Anomaly depth detection in trans-admittance mammography: a formula independent of anomaly size or admittivity contrast

Abstract

Trans-admittance mammography (TAM) is a bioimpedance technique for breast cancer detection. It is based on the comparison of tissue conductivity: cancerous tissue is identified by its higher conductivity in comparison with the surrounding normal tissue. In TAM, the breast is compressed between two electrical plates (in a similar architecture to x-ray mammography). The bottom plate has many sensing point electrodes that provide two-dimensional images (trans-admittance maps) that are induced by voltage differences between the two plates. Multi-frequency admittance data (Neumann data) are measured over the range 50 Hz–500 kHz. TAM aims to determine the location and size of any anomaly from the multi-frequency admittance data. Various anomaly detection algorithms can be used to process TAM data to determine the transverse positions of anomalies.
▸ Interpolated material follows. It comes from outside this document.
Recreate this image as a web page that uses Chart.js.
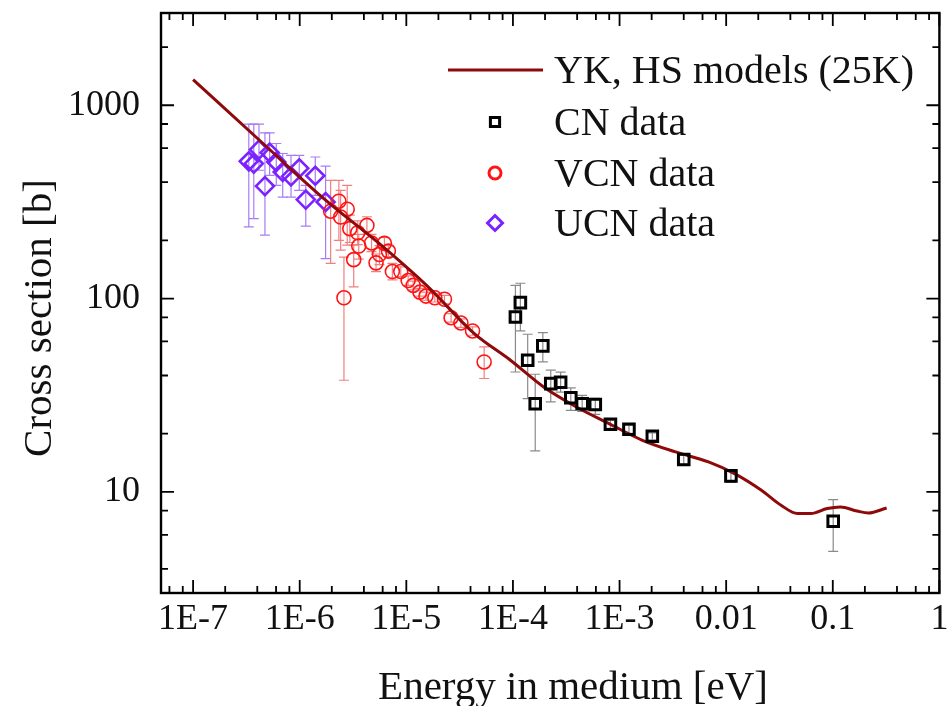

However, existing methods cannot reliably determine the depth or size of an anomaly. Breast cancer detection using TAM would be improved if the depth or size of an anomaly could also be estimated, properties that are independent of the admittivity contrast. A formula is proposed here that can estimate the depth of an anomaly independent of its size and the admittivity contrast. This depth estimation can also be used to derive an estimation of the size of the anomaly. The proposed estimations are verified rigorously under a simplified model. Numerical simulation shows that the proposed method also works well in general settings.